It is this tragedy that James drew inspiration from when penning his new six-part series. While Mr Graham points out that the BBC production is a fictional crime drama, just how close to real life events is the show?

Here’s a round up of the first two episodes of Sherwood and, below that, the actual events which inspired the series.

The fictional drama so far

The setting is an ex-mining town in the district of Ashfield in Nottinghamshire. Memories of strikes still rumble on in the community divided by its past.

There’s a wedding celebration, a scene in the pub and then things take a dark turn. Retired miner, Gary Jackson has been killed. He is found dead in the street, the character has an arrow, presumable shot from a crossbow, in his chest.

A manhunt ensues. An incident room is set up in a local church. It seems Gary is already in the police database, noted as an arrest for arson in 1984.

READ MORE: BBC One Sherwood writer James Graham apologises over ‘Notts Forest’ reference

Episode two begins 48-hours after the murder. An arrow shot from Nottinghamshire woodland (near Newstead) hits a passing train window.

Scott Rowley (played by Adam Hugill) is out hunting in the woods. His parents expect him home for a court appearance sentencing. A warrant is issued for his arrest after a no-show at court. Elsewhere alibis are being manufactured

Arrows are found in the Sparrow family home and arrests are made. Even though the Sparrow family are in custody more arrows fly. This time towards Gary Jackson’s solicitor.

The community begins to resurrect the divisions of the past and one theory is that the killer is targeting striking miners.

A raid of Scott’s home reveals he’s not hiding out there. As we delve into the family background, we hear that Scott’s father was a working miner during the strikes. He had given Scott his redundancy money from the pit.

We find out the court appearance that Scott had missed related to benefit fraud and later discover a garage full of press cuttings, maps and computer equipment belonging to Scott. In the next scene, Scott is shown in a make-shift shelter in the woods counting money and bagging it up in plastic before burying it in the ground.

And then comes a twist. We hear murder victim Gary believed there was a spy cop (an undercover police officer) that had infiltrated the community in the 80s during the strike and had never left. Gaining the confidence of the locals but “secretly” feeding intelligence back to the Met Police or Home Office.

However, before that line is explored further, there’s a second murder in the village. A newlywed, in her own home, brutally struck with one blow by her father-in-law.

The real life events which inspired the drama

The two tragic events took place within weeks of each other 18 years ago.

In July of that year, Robert Boyer had shot ex-miner Keith ‘Froggy’ Frogson with a crossbow on his doorstep, before hacking him to death with a sword and setting fire to his home – with his victim’s daughter and her husband still inside.

Later that month, Terry Rodgers was living in his daughter Chanel’s home in Huthwaite when he shot her four times, just weeks after her wedding.

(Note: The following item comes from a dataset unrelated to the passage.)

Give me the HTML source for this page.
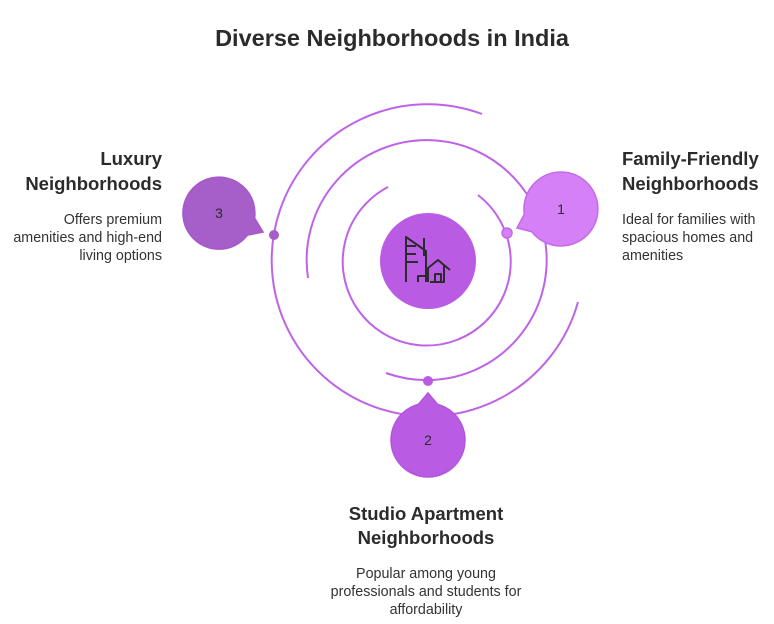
<!DOCTYPE html>
<html><head><style>
body{margin:0;background:#fff;width:774px;height:624px;overflow:hidden;font-family:"Liberation Sans",Arial,sans-serif;}
</style></head><body>
<svg width="774" height="624" viewBox="0 0 774 624" xmlns="http://www.w3.org/2000/svg" style="position:absolute;left:0;top:0">
<text x="392" y="46" text-anchor="middle" font-size="23.5" font-weight="bold" fill="#2b2b2b">Diverse Neighborhoods in India</text>
<g fill="none" stroke="#bf63e6" stroke-width="2">
<path d="M478,195 A84,84 0 1 1 388,187"/>
<path d="M308,278 A120,120 0 1 1 386,373"/>
<path d="M482,114 A156,156 0 1 0 578,302"/>
</g>
<circle cx="428" cy="261" r="48" fill="#b95ce3"/>
<g fill="none" stroke="#2b2b2b" stroke-width="2" stroke-linejoin="round">
<path d="M406,282 V237 L426,251 V282 M418,282 V276 H425"/>
<path d="M424,238 V256"/>
<path d="M406,246 H416 M406,254 H416 M406,262 H418"/>
<path d="M428,282 V268 L438,260 L450,270 M444,265 V282 H430 M435,282 V274 H441 V282"/>
</g>
<path d="M517,228 L524.3,214.2 A37,37 0 1 1 531.8,231.8 Z" fill="#d580f7" stroke="#c46ae8" stroke-width="1.5"/>
<circle cx="507" cy="233" r="5" fill="#d580f7" stroke="#c46ae8" stroke-width="1.5"/>
<text x="561" y="214" text-anchor="middle" font-size="14" fill="#2b2b2b">1</text>
<path d="M428,393 L437.6,404.3 A37,37 0 1 1 418.4,404.3 Z" fill="#b95ce3" stroke="#b155dc" stroke-width="1.5"/>
<circle cx="428" cy="381" r="5" fill="#b95ce3"/>
<text x="428" y="445" text-anchor="middle" font-size="14" fill="#2b2b2b">2</text>
<path d="M263,232 L247.4,235.2 A36,36 0 1 1 254.6,218 Z" fill="#a65ec8" stroke="#a757cc" stroke-width="1.5"/>
<circle cx="274" cy="235" r="5" fill="#a65ec8"/>
<text x="219" y="218" text-anchor="middle" font-size="14" fill="#2b2b2b">3</text>
<g font-size="18.5" font-weight="bold" fill="#2b2b2b">
<text x="622" y="165">Family-Friendly</text>
<text x="622" y="190">Neighborhoods</text>
<text x="162" y="165" text-anchor="end">Luxury</text>
<text x="162" y="190" text-anchor="end">Neighborhoods</text>
<text x="426" y="520" text-anchor="middle">Studio Apartment</text>
<text x="426" y="544" text-anchor="middle">Neighborhoods</text>
</g>
<g font-size="14.3" fill="#333">
<text x="622" y="224">Ideal for families with</text>
<text x="622" y="242">spacious homes and</text>
<text x="622" y="260">amenities</text>
<text x="162" y="224" text-anchor="end">Offers premium</text>
<text x="162" y="242" text-anchor="end">amenities and high-end</text>
<text x="162" y="260" text-anchor="end">living options</text>
<text x="426" y="578" text-anchor="middle">Popular among young</text>
<text x="426" y="596" text-anchor="middle">professionals and students for</text>
<text x="426" y="614" text-anchor="middle">affordability</text>
</g>
</svg>
</body></html>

The two killers fled into woodland near Annesley Woodhouse, both remaining at large for weeks while police tried to hunt them down. The search for Rodgers involved a team of more than 450 officers from forces across the UK, cost more than £1.5m, and led to a desperate community appeal to find him with “wanted” posters pasted to lamp-posts and in shop windows.

Rodgers eluded police for nearly three weeks after constructing a shelter in the woods and was was finally found on August 16, the day after Boyer had been discovered.

Rodgers, 55, admitted the manslaughter of his newly-wed daughter Chanel on the grounds of diminished responsibility, but denied her murder. However, prosecutors refused to accept his plea, and a murder trial was set for March 6, 2006, but he went on hunger strike and died in February 2006. He never disclosed why he killed her.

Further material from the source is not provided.